Did we not learn anything from Google and XMPP?

[-] JoBo@feddit.uk 2 points 11 months ago

Refusing to federate with Threads would achieve exactly that outcome. Most people on Threads wouldn't know the Fediverse existed any more than most people on Google knew XMPP existed.

The Fediverse is struggling to get a large enough userbase to be as useful as the mega-services it replaces. Threads can gift that userbase and make people more aware that the Fediverse exists.

FWIW this is exactly why Threads didn't join the Fediverse until they'd overcome the legal obstacles to operating in the EU. If they'd federated first they risked losing all their potential EU users to the Fediverse.

The quickest way to lose this game is not to play it and the Google/XMPP example iillustrates why.

[-] hyperspace@kbin.social 1 points 11 months ago

Alright, so the plan is to federate with Threads but to not implement any of their extensions?

[-] Pamasich@kbin.social 3 points 11 months ago

I really don't see the issue. So more users is bad? I thought our issue is the lack of users currently.

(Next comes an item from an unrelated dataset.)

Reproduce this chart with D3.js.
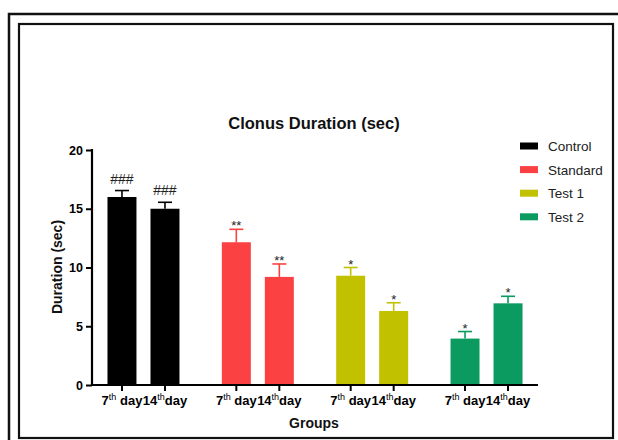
<!DOCTYPE html>
<html><head><meta charset="utf-8">
<script src="https://cdn.jsdelivr.net/npm/d3@7"></script>
<style>
html,body{margin:0;padding:0;background:#fff;}
svg{display:block;font-family:"Liberation Sans",Arial,sans-serif;}
</style></head>
<body>
<svg id="c" width="618" height="440"></svg>
<script>
const groups = ["Control", "Standard", "Test 1", "Test 2"];
const days = ["7", "14"];
const means = [[16.0, 15.0], [12.15, 9.2], [9.3, 6.3], [3.95, 6.95]];
const sems = [[0.55, 0.55], [1.1, 1.1], [0.7, 0.7], [0.6, 0.6]];
const marks = [["###", "###"], ["**", "**"], ["*", "*"], ["*", "*"]];
const colors = ["#000000", "#fb4141", "#c1c100", "#0b9a60"];
const yTicks = [0, 5, 10, 15, 20];

const svg = d3.select("#c");
// frames
svg.append("rect").attr("x", 9).attr("y", 14).attr("width", 640).attr("height", 460)
  .attr("fill", "none").attr("stroke", "#111").attr("stroke-width", 2.5);
svg.append("rect").attr("x", 19).attr("y", 24).attr("width", 594).attr("height", 414)
  .attr("fill", "none").attr("stroke", "#111").attr("stroke-width", 2.2);

const y = d3.scaleLinear().domain([0, 20]).range([385, 150]);
const xg = d3.scaleBand().domain(groups).range([86.3, 543.7]);
const xi = d3.scaleBand().domain(days).range([-43, 43]).paddingInner(0.326).paddingOuter(0.163);
const cx = (g, d) => xg(g) + xg.bandwidth() / 2 + xi(d) + xi.bandwidth() / 2;

const data = [];
groups.forEach((g, gi) => days.forEach((d, di) => data.push({g, d, gi, v: means[gi][di], e: sems[gi][di], m: marks[gi][di]})));

// bars
svg.selectAll("rect.bar").data(data).enter().append("rect").attr("class", "bar")
  .attr("x", d => cx(d.g, d.d) - xi.bandwidth() / 2)
  .attr("width", xi.bandwidth())
  .attr("y", d => y(d.v))
  .attr("height", d => y(0) - y(d.v))
  .attr("fill", d => colors[d.gi]);

// error bars
const eb = svg.selectAll("g.eb").data(data).enter().append("g")
  .attr("stroke", d => colors[d.gi]).attr("stroke-width", 1.6);
eb.append("line").attr("x1", d => cx(d.g, d.d)).attr("x2", d => cx(d.g, d.d))
  .attr("y1", d => y(d.v)).attr("y2", d => y(d.v + d.e));
eb.append("line").attr("x1", d => cx(d.g, d.d) - 7).attr("x2", d => cx(d.g, d.d) + 7)
  .attr("y1", d => y(d.v + d.e)).attr("y2", d => y(d.v + d.e));

// significance marks
svg.selectAll("text.mk").data(data).enter().append("text")
  .attr("x", d => cx(d.g, d.d))
  .attr("y", d => y(d.v + d.e) - (d.m[0] === "#" ? 7 : -1))
  .attr("text-anchor", "middle").attr("font-size", d => d.m[0] === "#" ? 14 : 13)
  .attr("fill", "#222").text(d => d.m);

// y axis
const yAxis = d3.axisLeft(y).tickValues(yTicks).tickSize(6).tickPadding(3);
const gy = svg.append("g").attr("transform", "translate(92,0)").call(yAxis);
gy.select(".domain").attr("stroke", "#000").attr("stroke-width", 2.2).attr("d", "M0,149V386");
gy.selectAll(".tick line").attr("stroke", "#000").attr("stroke-width", 2);
gy.selectAll(".tick text").attr("font-size", 12.5).attr("font-weight", "bold").attr("fill", "#000")
  .attr("font-family", '"Liberation Sans",Arial,sans-serif');

// x axis
svg.append("line").attr("x1", 91).attr("x2", 538).attr("y1", 385).attr("y2", 385)
  .attr("stroke", "#000").attr("stroke-width", 2.2);
const xt = svg.selectAll("g.xt").data(data).enter().append("g")
  .attr("transform", d => `translate(${cx(d.g, d.d)},385)`);
xt.append("line").attr("y1", 0).attr("y2", 6).attr("stroke", "#000").attr("stroke-width", 2);
const lab = xt.append("text").attr("y", 20).attr("text-anchor", "middle")
  .attr("font-size", 13).attr("font-weight", "bold").attr("fill", "#000");
lab.append("tspan").text(d => d.d);
lab.append("tspan").attr("dy", -5).attr("font-size", 9).attr("font-weight", "normal").text("th");
lab.append("tspan").attr("dy", 5).text(d => d.d === "7" ? " day" : "day");

// titles
svg.append("text").attr("x", 314).attr("y", 129).attr("text-anchor", "middle")
  .attr("font-size", 16.5).attr("font-weight", "bold").attr("fill", "#111").text("Clonus Duration (sec)");
svg.append("text").attr("transform", "translate(62,267) rotate(-90)").attr("text-anchor", "middle")
  .attr("font-size", 14).attr("font-weight", "bold").attr("fill", "#111").text("Duration (sec)");
svg.append("text").attr("x", 314).attr("y", 428).attr("text-anchor", "middle")
  .attr("font-size", 14).attr("font-weight", "bold").attr("fill", "#111").text("Groups");

// legend
const lg = svg.selectAll("g.lg").data(groups).enter().append("g")
  .attr("transform", (d, i) => `translate(520,${146 + i * 23.6})`);
lg.append("rect").attr("x", 0).attr("y", -3.5).attr("width", 18).attr("height", 7)
  .attr("fill", (d, i) => colors[i]);
lg.append("text").attr("x", 28).attr("y", 5).attr("font-size", 13.5).attr("fill", "#222").text(d => d);
</script>
</body></html>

I've seen people complain about ads and data harvesting here. But instances can already do that. Meta joining would change nothing about that. Actually, being a proper legal company, it might be easier to sue them over misusing your data than random instances.

"Embrace. Extend. Extinguish"? Let's stop between the last two steps then, not before the first one.

Kbin would be crippled by the amount of Threads content? I thought federation only happened if one kbin.social user is following a user on Threads? Should be as easily manageable then as Mastodon is currently. Or am I misunderstanding how this works?

To me, big sites federating looks like a clear advantage. I don't really get the big problem.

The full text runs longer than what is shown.